### Provided material
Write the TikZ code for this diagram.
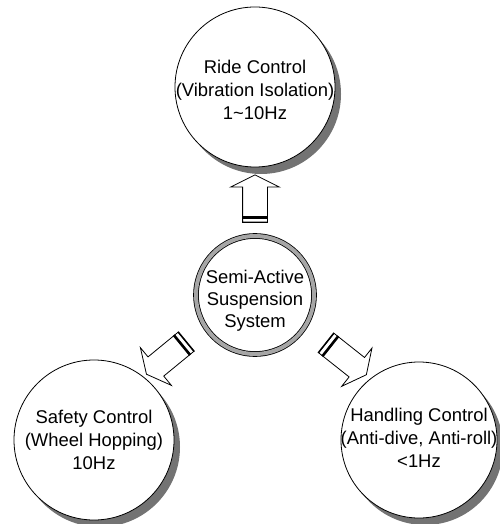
\documentclass[tikz,border=0pt]{standalone}
\usepackage{fontspec}
\setmainfont{Liberation Sans}
\usetikzlibrary{shapes.arrows,calc}

\tikzset{
  ctrl/.style={circle, draw, line width=0.8bp, fill=white, minimum size=160bp, inner sep=0pt},
  ctrlshadow/.style={fill=black!55},
  ctrltext/.style={align=center, font=\fontsize{18.5}{23}\selectfont},
  sysnode/.style={circle, draw, line width=0.8bp, double=black!35, double distance=4bp,
    fill=white, minimum size=118bp, inner sep=0pt},
  fatarrow/.style={single arrow, draw, line width=0.8bp, fill=white, minimum width=48bp,
    single arrow head extend=12bp, single arrow tip angle=127, inner xsep=0pt, inner ysep=12bp,
    sloped, allow upside down},
  tailbar/.style={line width=2.6bp}
}

\begin{document}
\begin{tikzpicture}[x=1bp, y=-1bp]
\useasboundingbox (0,0) rectangle (500,524);

\coordinate (ridec) at (255,87);
\coordinate (safetyc) at (94,440);
\coordinate (handlingc) at (419,440);

% shadows behind the goals
\fill[ctrlshadow] ($(ridec)+(6,7)$) circle[radius=80];
\fill[ctrlshadow] ($(safetyc)+(6,7)$) circle[radius=80];
\fill[ctrlshadow] ($(handlingc)+(6,7)$) circle[radius=78];

% the three control goals
\node[ctrl, label={[ctrltext, yshift=-3bp]center:Ride Control\\(Vibration Isolation)\\1\textasciitilde10Hz}] (ride) at (ridec) {};
\node[ctrl, label={[ctrltext]center:Safety Control\\(Wheel Hopping)\\10Hz}] (safety) at (safetyc) {};
\node[ctrl, minimum size=156bp, label={[ctrltext, yshift=2bp]center:Handling Control\\(Anti-dive, Anti-roll)\\<1Hz}] (handling) at (handlingc) {};

% the system in the middle
\node[sysnode, label={[ctrltext, font=\fontsize{18.5}{22}\selectfont, yshift=-6bp]center:Semi-Active\\Suspension\\System}] (sys) at (255,295) {};

% fat arrows
\path (sys.90) -- (ride.270) node[fatarrow, minimum height=47bp, midway] (uparr) {};
\path (sys.212) -- (safety.52) node[fatarrow, minimum height=51bp, pos=0.59] (leftarr) {};
\path (sys.328) -- (handling.128) node[fatarrow, minimum height=51bp, pos=0.59] (rightarr) {};

\foreach \a in {uparr,leftarr,rightarr}{
  \draw[tailbar] ($(\a.before tail)!0.14!(\a.after head)$) -- ($(\a.after tail)!0.14!(\a.before head)$);
  \draw[line width=1.4bp] (\a.before tail) -- (\a.after tail);
}
\end{tikzpicture}
\end{document}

### To do
Restate the data above word for word. Skip every picture.

### Problem solution
Write the TikZ code for this diagram.
\documentclass[tikz,border=0pt]{standalone}
\usepackage{fontspec}
\setmainfont{Liberation Sans}
\usetikzlibrary{shapes.arrows,calc}

\tikzset{
  ctrl/.style={circle, draw, line width=0.8bp, fill=white, minimum size=160bp, inner sep=0pt},
  ctrlshadow/.style={fill=black!55},
  ctrltext/.style={align=center, font=\fontsize{18.5}{23}\selectfont},
  sysnode/.style={circle, draw, line width=0.8bp, double=black!35, double distance=4bp,
    fill=white, minimum size=118bp, inner sep=0pt},
  fatarrow/.style={single arrow, draw, line width=0.8bp, fill=white, minimum width=48bp,
    single arrow head extend=12bp, single arrow tip angle=127, inner xsep=0pt, inner ysep=12bp,
    sloped, allow upside down},
  tailbar/.style={line width=2.6bp}
}

\begin{document}
\begin{tikzpicture}[x=1bp, y=-1bp]
\useasboundingbox (0,0) rectangle (500,524);

\coordinate (ridec) at (255,87);
\coordinate (safetyc) at (94,440);
\coordinate (handlingc) at (419,440);

% shadows behind the goals
\fill[ctrlshadow] ($(ridec)+(6,7)$) circle[radius=80];
\fill[ctrlshadow] ($(safetyc)+(6,7)$) circle[radius=80];
\fill[ctrlshadow] ($(handlingc)+(6,7)$) circle[radius=78];

% the three control goals
\node[ctrl, label={[ctrltext, yshift=-3bp]center:Ride Control\\(Vibration Isolation)\\1\textasciitilde10Hz}] (ride) at (ridec) {};
\node[ctrl, label={[ctrltext]center:Safety Control\\(Wheel Hopping)\\10Hz}] (safety) at (safetyc) {};
\node[ctrl, minimum size=156bp, label={[ctrltext, yshift=2bp]center:Handling Control\\(Anti-dive, Anti-roll)\\<1Hz}] (handling) at (handlingc) {};

% the system in the middle
\node[sysnode, label={[ctrltext, font=\fontsize{18.5}{22}\selectfont, yshift=-6bp]center:Semi-Active\\Suspension\\System}] (sys) at (255,295) {};

% fat arrows
\path (sys.90) -- (ride.270) node[fatarrow, minimum height=47bp, midway] (uparr) {};
\path (sys.212) -- (safety.52) node[fatarrow, minimum height=51bp, pos=0.59] (leftarr) {};
\path (sys.328) -- (handling.128) node[fatarrow, minimum height=51bp, pos=0.59] (rightarr) {};

\foreach \a in {uparr,leftarr,rightarr}{
  \draw[tailbar] ($(\a.before tail)!0.14!(\a.after head)$) -- ($(\a.after tail)!0.14!(\a.before head)$);
  \draw[line width=1.4bp] (\a.before tail) -- (\a.after tail);
}
\end{tikzpicture}
\end{document}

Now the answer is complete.